宗教画ではなく、民俗画のようにも見えてしまいます。
この絵がかろうじて宗教画っぽく見えるのは、画面右の手前にキリストの運命を嘆く聖母マリアや弟子たちの姿が描かれているおかげです。
しかし聖母マリアたちの悲しみは、あまり観賞する者に迫ってこず、
やはりブリューゲルは宗教画より庶民の姿を描く方が得意なのかなあ…
と感じました。
雪中の狩人
ここからはブリューゲルの有名な「連作月暦画」と呼ばれるうちの3枚です。
こちらは12・1月を描いた「雪中の狩人」。
いやー、これは素敵でした!雪の白さと、人々や木々の黒さがお互いを引き立てあっています!

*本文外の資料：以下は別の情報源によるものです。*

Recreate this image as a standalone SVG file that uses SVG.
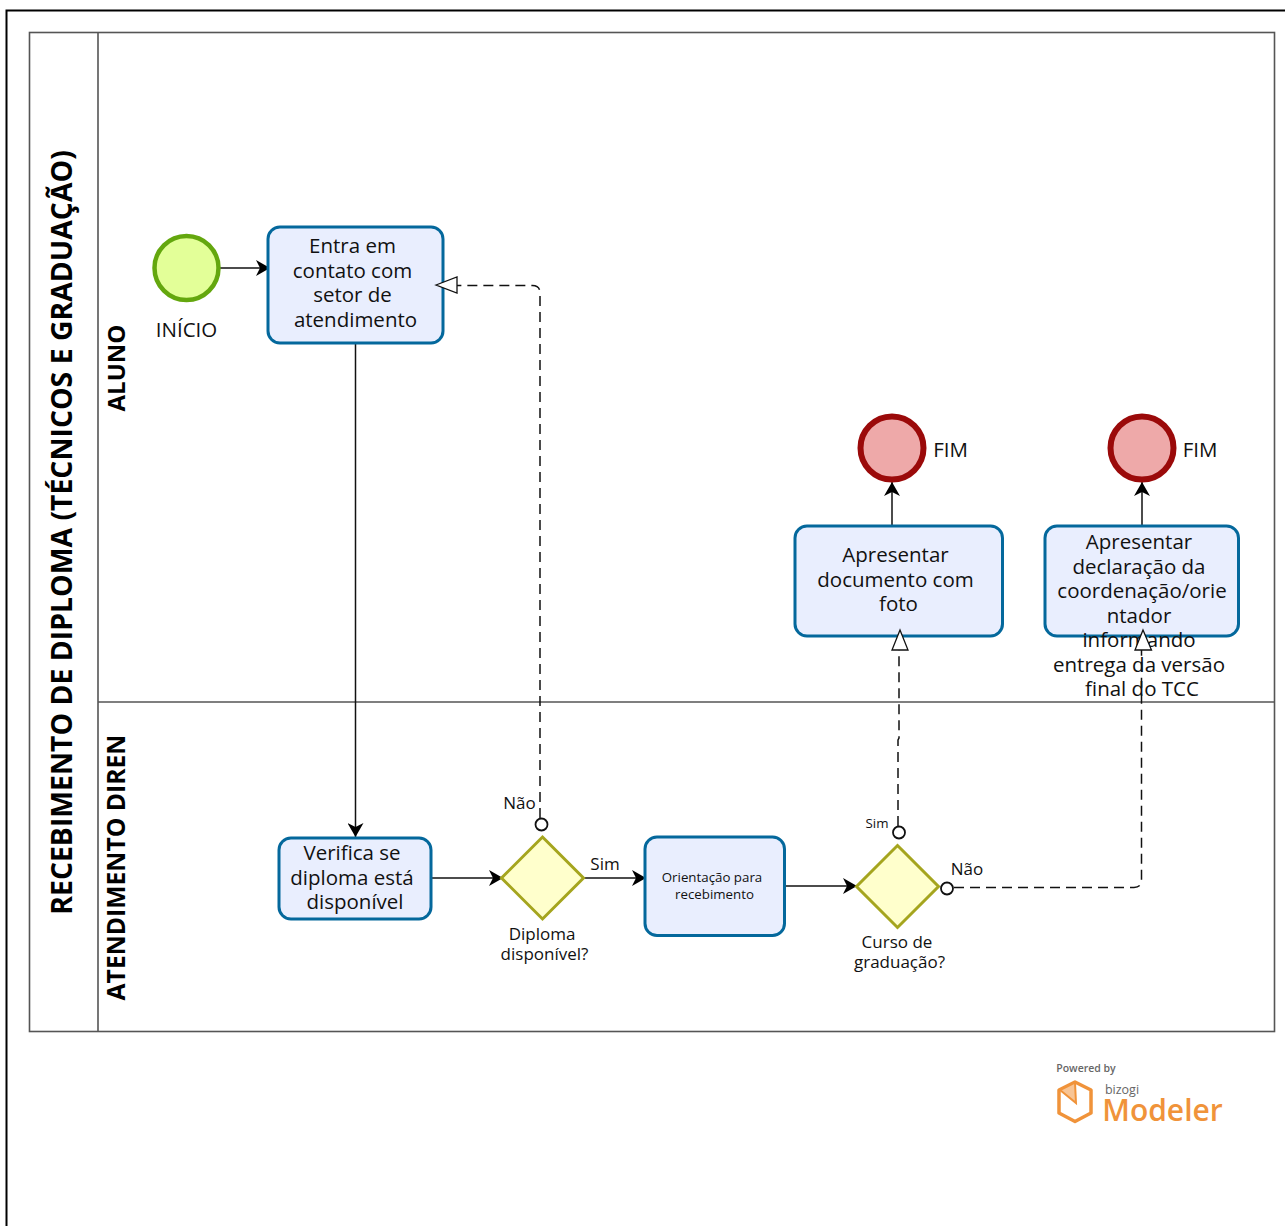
<svg xmlns="http://www.w3.org/2000/svg" width="1285" height="1226" viewBox="0 0 1285 1226">
<style>
text{font-family:"Open Sans","Noto Sans","Liberation Sans",sans-serif;fill:#111;text-anchor:middle}
.t{font-size:20.5px}.l{font-size:17px}.s{font-size:13.300px}
.h{font-size:28.400px;font-weight:700;fill:#000}
.h2{font-size:24.700px;font-weight:700;fill:#000}
.task{fill:#e9eefe;stroke:#04689c;stroke-width:3}
.gw{fill:#ffffcc;stroke:#a5a51e;stroke-width:3}
.end{fill:#eea9a9;stroke:#9b0a0a;stroke-width:6}
.start{fill:#e3ff98;stroke:#64a70e;stroke-width:4.5}
.lane{fill:none;stroke:#555;stroke-width:1.6}
.f{fill:none;stroke:#111;stroke-width:1.5}
.d{fill:none;stroke:#111;stroke-width:1.5;stroke-dasharray:10 6}
.o{fill:#fff;stroke:#111;stroke-width:1.8}
.a{fill:#fff;stroke:#111;stroke-width:1.3}
</style>
<defs>
<marker id="arrow" markerUnits="userSpaceOnUse" markerWidth="16" markerHeight="16" refX="14" refY="8" orient="auto"><path d="M0 0L14 8L0 16L4 8Z" fill="#000"/></marker>
</defs>
<rect id="frame" x="6.500" y="10.500" width="1290" height="1230" fill="none" stroke="#000" stroke-width="2"/>
<g id="pool">
<rect class="lane" x="29.500" y="32.500" width="1245" height="999"/>
<path class="lane" d="M98 33V1031M98 702H1274" stroke-width="1.800"/>
<text class="h" transform="translate(72,532.500) rotate(-90)">RECEBIMENTO DE DIPLOMA (TÉCNICOS E GRADUAÇÃO)</text>
<text class="h2" style="font-size:24px" transform="translate(125,368) rotate(-90)">ALUNO</text>
<text class="h2" transform="translate(125,867.500) rotate(-90)">ATENDIMENTO DIREN</text>
</g>
<g id="connectors">
<path class="f" d="M220 268H270" marker-end="url(#arrow)"/>
<path class="f" d="M355.500 343V837" marker-end="url(#arrow)"/>
<path class="f" d="M431 878H503" marker-end="url(#arrow)"/>
<path class="f" d="M584 878H646" marker-end="url(#arrow)"/>
<path class="f" d="M785 886H857" marker-end="url(#arrow)"/>
<path class="f" d="M892 526V482" marker-end="url(#arrow)"/>
<path class="f" d="M1142 526V482" marker-end="url(#arrow)"/>
<path class="d" d="M540 818V293Q540 285.500 532.500 285.500H457"/>
<path class="d" d="M898 826V740L899 738V650"/>
<path class="d" d="M954 887.500H1134Q1141.500 887.500 1141.500 880V650"/>
</g>
<g id="start"><circle class="start" cx="186.500" cy="268" r="32"/><text class="t" x="186.500" y="337">INÍCIO</text></g>
<g id="task-contato"><rect class="task" x="268" y="227" width="175" height="116" rx="12"/>
<text class="t" x="352.500" y="253">Entra em</text><text class="t" x="352.500" y="278">contato com</text><text class="t" x="352.500" y="302">setor de</text><text class="t" x="355.500" y="327">atendimento</text></g>
<g id="task-verifica"><rect class="task" x="279" y="838" width="152" height="81" rx="12"/>
<text class="t" x="352" y="860">Verifica se</text><text class="t" x="352" y="885">diploma está</text><text class="t" x="355" y="909">disponível</text></g>
<g id="gw-diploma"><path class="gw" d="M542.500 837L583.500 878L542.500 919L501.500 878Z"/>
<text class="l" x="542" y="939.500">Diploma</text><text class="l" x="544.500" y="960">disponível?</text></g>
<g id="task-orientacao"><rect class="task" x="645" y="837" width="139.500" height="98.500" rx="12"/>
<text class="s" x="712" y="882">Orientação para</text><text class="s" x="714.500" y="899">recebimento</text></g>
<g id="gw-curso"><path class="gw" d="M897.500 845.500L938.500 886.500L897.500 927.500L856.500 886.500Z"/>
<text class="l" x="897" y="947.500">Curso de</text><text class="l" x="899.500" y="968">graduação?</text></g>
<g id="task-documento"><rect class="task" x="795" y="526" width="207.500" height="110" rx="12"/>
<text class="t" x="895.500" y="562">Apresentar</text><text class="t" x="895.500" y="587">documento com</text><text class="t" x="898.500" y="611">foto</text></g>
<g id="task-declaracao"><rect class="task" x="1045" y="526" width="193.500" height="110" rx="12"/>
<text class="t" x="1139" y="549">Apresentar</text><text class="t" x="1139" y="574">declaração da</text><text class="t" x="1142" y="598">coordenação/orie</text><text class="t" x="1139" y="623">ntador</text><text class="t" x="1139" y="647">informando</text><text class="t" x="1139" y="672">entrega da versão</text><text class="t" x="1142" y="696">final do TCC</text></g>
<g id="end-1"><circle class="end" cx="892" cy="448" r="31.500"/><text class="t" x="950.500" y="457">FIM</text></g>
<g id="end-2"><circle class="end" cx="1142" cy="448" r="31.500"/><text class="t" x="1200" y="457">FIM</text></g>
<g id="connector-ends">
<path class="a" d="M436 285L457 277V293Z"/>
<path class="a" d="M900 630L908 650H892Z"/>
<path class="a" d="M1143 630L1151.500 650H1135Z"/>
<circle class="o" cx="541.500" cy="824.500" r="6"/>
<circle class="o" cx="899" cy="832.500" r="6"/>
<circle class="o" cx="947" cy="888.500" r="6"/>
</g>
<g id="flow-labels">
<text class="l" x="519.500" y="809">Não</text><text class="l" x="605" y="869.500">Sim</text>
<text class="s" x="877" y="828">Sim</text><text class="l" x="967" y="875">Não</text>
</g>
<g id="logo">
<text x="1086" y="1072" style="font-size:10.500px;font-weight:600;fill:#666">Powered by</text>
<text x="1122" y="1093.500" style="font-size:12.500px;fill:#666">bizogi</text>
<text x="1162.500" y="1121" style="font-size:30px;font-weight:600;fill:#f0933a">Modeler</text>
<path d="M1059 1090L1075 1082L1091 1090V1113L1075 1121.500L1059 1113Z" fill="none" stroke="#f0933a" stroke-width="3.500" stroke-linejoin="round"/>
<path d="M1060 1090L1075 1082.500L1076 1103Z" fill="#f8c595" stroke="#f0933a" stroke-width="2"/>
</g>
</svg>
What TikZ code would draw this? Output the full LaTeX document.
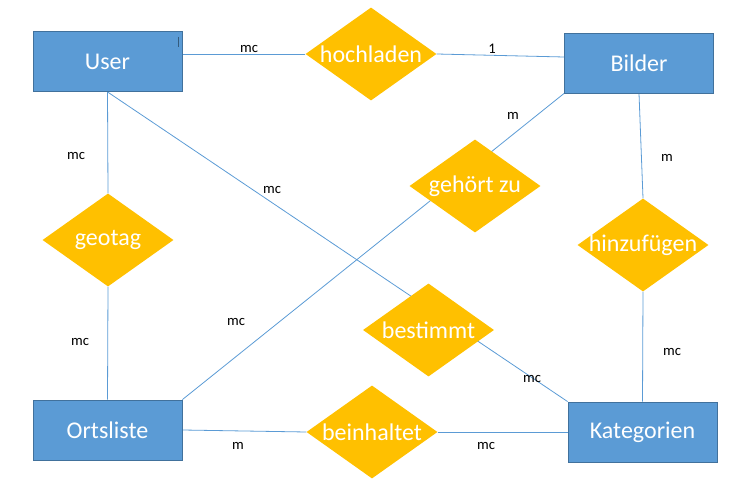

何となく、江戸時代の歌川広重が描いた浮世絵を思い出してしまいます。
何て言うかこの絵の魅力は理屈じゃないです。言葉で説明できません。ぜひ現地で観賞してみてください!
右上の凍った池?の上には、天然のスケートリンクを楽しんでいる庶民の姿も見られます。
ブリューゲル作品は隅々まで楽しめるのが魅力です。
牛群の帰り
こちらは10・11月、秋ごろの季節を描いた「牛群の帰り」。
この牛さんたち、1匹1匹よーくみると、すっごい毛並みがキレイです。
天候が変わりやすい秋のためか、雨雲が迫っている薄い青空の描き方や、その下に広がる川の風景も見事です。
暗い日
こちらは2・3月を描いた「暗い日」。晩冬~初春の季節ですね。
しかしこのタイトル、何だか意味深ですよね。「暗い」って、ただ季節柄天気があまりよくないことを指しているだけなのかなあ?
右の方に描かれた人物たちは、謝肉祭(カーニバル)の準備をしているらしいのですが、お祭り気分はほとんど伝わってこなくて、淡々とした日常に見えます。
全体的に色調が地味で、今回観賞したブリューゲル作品の中では鑑賞者が殺到していない絵だったのですが、何となく気になって、何度も穴があくほど見つめてしまいました。
ブリューゲルってたくさんいるの?
ブリューゲルは画家一家で、「ブリューゲル」と単純に呼ぶと、どのブリューゲルさんを指すのかわかりません。
とはいっても、ブリューゲル一家で一番有名なのはピーテル・ブリューゲルで、ここで紹介したものは、すべてピーテル・ブリューゲルの作品です。
このピーテルさん、二人の息子が画家で、一人はヤン・ブリューゲルなのですが、もう一人は同姓同名のピーテル・ブリューゲルなんです。ややこし…。
そのためピーテル・ブリューゲル(父)、ピーテル・ブリューゲル(子)と分けて表記されることもあります。
もっとややこしいことに、ヤン・ブリューゲルにも、同姓同名のヤン・ブリューゲルという息子の画家がいるんですよ~…。
ブリューゲル一家、名前の選択肢が少なすぎ…。
ブリューゲル作品が集まっている部屋は?
ブリューゲルの作品は、ありがたいことにすべて同じ部屋に集められています。
階段で2階に上がり、オランダやドイツの絵画を集めたエリア、画像で22と書かれた方の部屋に入り、二つ目の部屋、21の番号が振ってある部屋番号Ⅹがブリューゲルルームです。